All political groups are equal; crucially, all opinions should be open to scrutiny in our attempt to save Mthwakazi from modern-day colonialism which sees the ZANU PF led State managing Mthwakazi. Those Mthwakazi groups that believe only an armed violent intervention is what it will take to gain autonomy, freedom and liberty for the territory have a right to hold that view. However, they also have a responsibility not only to explicitly justify their case but to tell people the truth about the risks associated with violent conflict.
I remain unconvinced by the violent means proponents’ argument; it is presumptuous for any organisation to reject nonviolent interventions without evidential justification; the argument that elections and other nonviolent interventions will not work is disingenuous as that conclusion is derived from a dataset of results from elections that focused on Zimbabwe, and not Mthwakazi. We have not specifically used elections as a targeted intervention; we can only reliably measure the effectiveness of elections when a truly pro-Mthwakazi election focus is instituted and, not before.
Violent interventions may be attractive yet their broader success is questionable. Well researched evidence of at least 40 years of conflict concludes that nonviolent means have been more successful than violent means. Effects from ongoing armed conflict across the world indicates its unpleasant side.
In March 11, 2017, the United Nations (UN) announced that the world is facing the worst human-induced humanitarian crisis since the formation of the organisation in 1945. It is estimated that more than 20 million people across four countries in Africa and Asia (see map below) are facing famine or a credible risk of famine; $4.4bn is required by July 2017 to avert a catastrophe.
The UN describes a famine is a rare and specific state. Three specific criteria must be met before a famine is declared: (a) when one in five households in a certain area face extreme food shortages, (b) more than 30 percent of the population is acutely malnourished and (c) at least two people for every 10,000 die each day.
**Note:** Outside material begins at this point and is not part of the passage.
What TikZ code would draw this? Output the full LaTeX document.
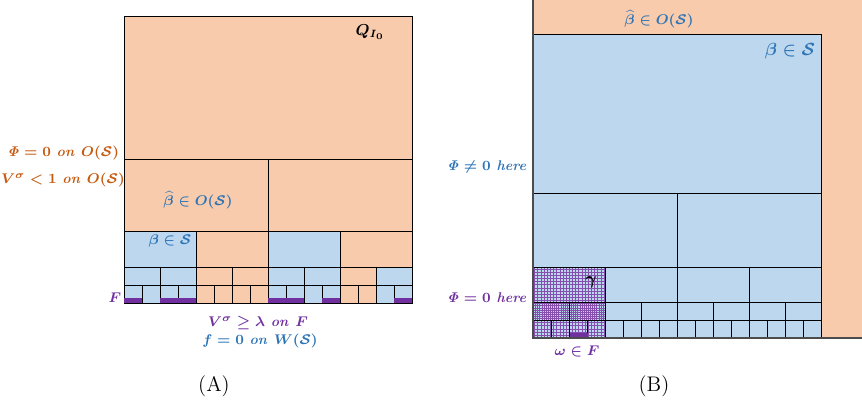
\documentclass[tikz,border=0pt]{standalone}
\usepackage{amsmath,amssymb}
\usetikzlibrary{positioning}
\definecolor{peach}{HTML}{F8CBAD}
\definecolor{sky}{HTML}{BDD7EE}
\definecolor{rust}{HTML}{C55A11}
\definecolor{steel}{HTML}{2E75B6}
\definecolor{plum}{HTML}{7030A0}
\tikzstyle{cello} = [draw=black, fill=peach, line width=0.5pt]
\tikzstyle{cellb} = [draw=black, fill=sky, line width=0.5pt]
\tikzstyle{fbar} = [fill=plum, draw=none]
\tikzstyle{hatch} = [draw=plum!85, line width=0.3pt]
\tikzstyle{lbl} = [inner sep=0pt, font=\footnotesize\bfseries\boldmath]

\begin{document}
\begin{tikzpicture}[x=0.02cm, y=-0.02cm]
	\useasboundingbox (0,0) rectangle (862,410);

	% (A) the cube Q_{I_0}
	\draw[cello] (124,16) rectangle (412,303);
	\foreach \c [count=\i from 0] in {o,o}
		\draw[cell\c] ({124+144*\i},159) rectangle ++(144,72);
	\foreach \c [count=\i from 0] in {b,o,b,o}
		\draw[cell\c] ({124+72*\i},231) rectangle ++(72,36);
	\foreach \c [count=\i from 0] in {b,b,o,o,b,b,o,b}
		\draw[cell\c] ({124+36*\i},267) rectangle ++(36,18);
	\foreach \c [count=\i from 0] in {b,b,b,b,o,o,o,o,b,b,b,b,o,o,b,b}
		\draw[cell\c] ({124+18*\i},285) rectangle ++(18,18);
	\foreach \i in {0,2,3,8,9,11,15}
		\fill[fbar] ({124+18*\i},298) rectangle ++(18,5);

	\node[lbl, font=\small\bfseries\boldmath] (qi) at (370,32) {$Q_{I_0}$};
	\node[lbl, text=rust] (phiA) at (63,153) {$\mathit{\Phi}=0\ \mathit{on}\ O(\mathcal{S})$};
	\node[lbl, text=rust] (vA) at (63,180) {$V^{\sigma}<1\ \mathit{on}\ O(\mathcal{S})$};
	\node[lbl, text=steel] (bhatA) at (198,200) {$\widehat{\beta}\in O(\mathcal{S})$};
	\node[lbl, text=steel] (bA) at (170,241) {$\beta\in\mathcal{S}$};
	\node[lbl, text=plum] (fA) at (115,298) {$F$};
	\node[lbl, text=plum] (vF) at (258,323) {$V^{\sigma}\geq\lambda\ \mathit{on}\ F$};
	\node[lbl, text=steel] (fW) at (260,341) {$f=0\ \mathit{on}\ W(\mathcal{S})$};
	\node[font=\large] (capA) at (214,386) {(A)};

	% (B) zoom on a stopping cube
	\fill[peach] (533,0) rectangle (862,338);
	\draw[cellb] (533,34) rectangle (821,338);
	\foreach \c [count=\i from 0] in {b,b}
		\draw[cell\c] ({533+144*\i},193) rectangle ++(144,74);
	\foreach \c [count=\i from 0] in {b,b,b,b}
		\draw[cell\c] ({533+72*\i},267) rectangle ++(72,35);
	\foreach \c [count=\i from 0] in {b,b,b,b,b,b,b,b}
		\draw[cell\c] ({533+36*\i},302) rectangle ++(36,18);
	\foreach \c [count=\i from 0] in {b,b,b,b,b,b,b,b,b,b,b,b,b,b,b,b}
		\draw[cell\c] ({533+18*\i},320) rectangle ++(18,18);
	% the cube gamma and its children
	\begin{scope}
		\clip (533,267) rectangle (605,302);
		\draw[hatch, step=1.8pt] (533,267) grid (605,302);
	\end{scope}
	\begin{scope}
		\clip (533,302) rectangle (605,320);
		\draw[hatch, step=1.2pt] (533,302) grid (605,320);
	\end{scope}
	\begin{scope}
		\clip (533,320) rectangle (605,338);
		\draw[hatch, step=1.8pt] (533,320) grid (605,338);
	\end{scope}
	\draw[line width=0.5pt] (533,267) rectangle (605,302);
	\foreach \i in {0,1}
		\draw[line width=0.5pt] ({533+36*\i},302) rectangle ++(36,18);
	\foreach \i in {0,...,3}
		\draw[line width=0.5pt] ({533+18*\i},320) rectangle ++(18,18);
	\fill[fbar] (570,333) rectangle (588,338);
	\draw[black!70, line width=0.6pt] (533,0) -- (533,338) -- (862,338);

	\node[lbl, text=steel] (bhatB) at (659,19) {$\widehat{\beta}\in O(\mathcal{S})$};
	\node[lbl, text=steel, font=\normalsize\bfseries\boldmath] (bB) at (790,51) {$\beta\in\mathcal{S}$};
	\node[lbl, text=steel] (phiB) at (487,167) {$\mathit{\Phi}\neq0\ \mathit{here}$};
	\node[lbl, text=plum] (zeroB) at (487,298) {$\mathit{\Phi}=0\ \mathit{here}$};
	\node[lbl, font=\normalsize\bfseries\boldmath] (gam) at (591,282) {$\gamma$};
	\node[lbl, text=plum] (om) at (577,351) {$\omega\in F$};
	\node[font=\large] (capB) at (654,386) {(B)};
\end{tikzpicture}
\end{document}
We cannot confidently promise the Mthwakazi vulnerable population that they will be adequately shielded from the same fate if armed conflict were to be our chosen route. I accept the Zimbabwean government’s attitude towards Mthwakazi has been manifestly and profoundly destructive of the concept of impartiality, integrity and state role to an extent that our confidence is sufficiently undermined to render this ZANU PF led State illegitimate within our territory, but cool heads are essential.
Let us resist playing the role of saviour and respectfully settle within and work with our communities. If we see the need for political change and, we want to persuade the nation to come along, we are obligated to provide enough information that gives the greatest chance to make informed decisions. An informed public will be crucial in what promises to be a long bumpy trip to attaining freedom and liberty.